Il letto è una bara di legno chiaro ove il corpo immobile del poeta giace tra il raso bianco, su di un supporto metallico, posto al centro di quel salone che ha ospitato la commemorazione di grandi uomini come Eugenio Garen, il grande storico e filosofo spentosi all’età di 95 anni negli ultimi giorni dello scorso dicembre 2004; il giudice Antonino Caponnetto, due anni prima all’età di 82 anni; del giornalista e scrittore Tiziano Terzani, spentosi nel 2004 all’età di 66 anni; l’ultra novantenne etnologo e saggista Fosco Maraini, grande conoscitore della civiltà dell’Oriente.

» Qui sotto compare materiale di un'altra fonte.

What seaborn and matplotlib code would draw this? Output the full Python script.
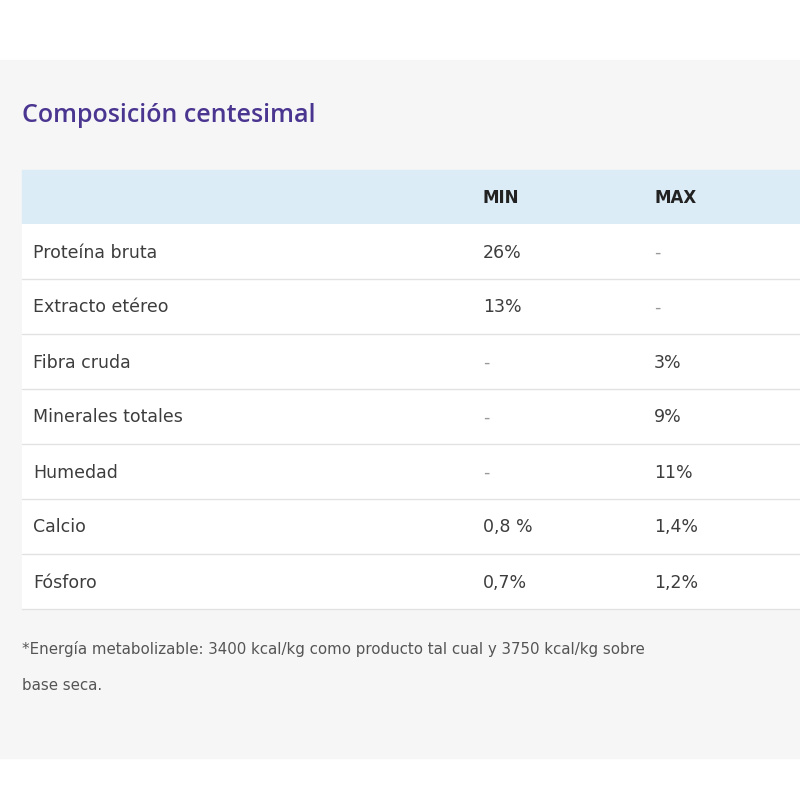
import matplotlib.pyplot as plt
import seaborn as sns
from matplotlib.patches import Rectangle

title = "Composición centesimal"
headers = ["", "MIN", "MAX"]
nutrients = ["Proteína bruta", "Extracto etéreo", "Fibra cruda", "Minerales totales",
             "Humedad", "Calcio", "Fósforo"]
min_vals = ["26%", "13%", "-", "-", "-", "0,8 %", "0,7%"]
max_vals = ["-", "-", "3%", "9%", "11%", "1,4%", "1,2%"]
footnote = ["*Energía metabolizable: 3400 kcal/kg como producto tal cual y 3750 kcal/kg sobre",
            "base seca."]

sns.set_theme(style="white", font="DejaVu Sans")
fig = plt.figure(figsize=(8, 8), dpi=100)
ax = fig.add_axes([0, 0, 1, 1])
ax.set_xlim(0, 800)
ax.set_ylim(800, 0)
ax.axis("off")

text_col = "#3d3d3d"
ax.add_patch(Rectangle((0, 60), 800, 698, color="#f6f6f6", zorder=0))
ax.text(22, 115, title, color="#4a3590", fontsize=18, fontweight="semibold",
        family="Open Sans", va="center")

top, header_h, row_h = 170, 54, 55
col_x = [33, 483, 654]
ax.add_patch(Rectangle((22, top), 778, header_h, color="#dcecf6", zorder=1))
for x, h in zip(col_x, headers):
    ax.text(x, top + header_h / 2 + 1, h, fontsize=12, fontweight="bold",
            color="#222222", va="center", zorder=3)

for i, (name, mn, mx) in enumerate(zip(nutrients, min_vals, max_vals)):
    y0 = top + header_h + i * row_h
    ax.add_patch(Rectangle((22, y0), 778, row_h, facecolor="white",
                           edgecolor="none", zorder=1))
    ax.plot([22, 800], [y0 + row_h, y0 + row_h], color="#e2e2e2", lw=1, zorder=2)
    for x, t in zip(col_x, [name, mn, mx]):
        c = "#999999" if t == "-" else text_col
        ax.text(x, y0 + row_h / 2 + 1, t, fontsize=12.5, color=c, va="center", zorder=3)

for j, line in enumerate(footnote):
    ax.text(22, 649 + j * 36, line, fontsize=10.8, color="#555555", va="center")

fig.savefig("out.png", dpi=100, facecolor="white")
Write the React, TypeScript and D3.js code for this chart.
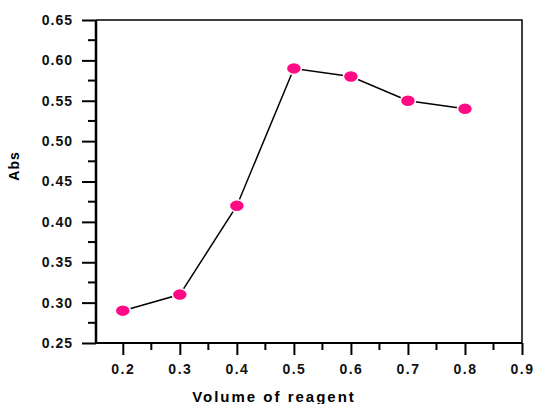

Lui se ne è andato, ma la sua poesia resta. Resta il messaggio più importante che lasciano gli uomini eccelsi, i grandi uomini. Mi piace ricordare un suo elegiaco componimento del 1944: “A un compagno” che lui nella sua raccolta in volumi lo catalogò negli “Affetti”.
LA POESIA
A un compagno
E la musica ansiosa che bruiva
nel biondo dell’estate
ora densa di ruggine risale
confusa col tuo nome alle colline
mentre un cielo violato dal ricordo
mesce nubi con la marea di biade instancabile, rotta alle pendici
dei borghi di Toscana.
Voci rare feriscono il silenzio
eterno, ancora accese
qui dove indugio, anima sulla riva
del fiume inquieto ferma ad ascoltare.
Il passante ravviva
le croci di papaveri votivi
alle svolte della strada.
Ed ora che per te
morire sempre più profondamente,
per me essere è non dimenticare, la forza di quel gesto ci conviene usata a ritrovarci,
a difenderci l’un dall’altro quando
striscia un vento recondito di morte.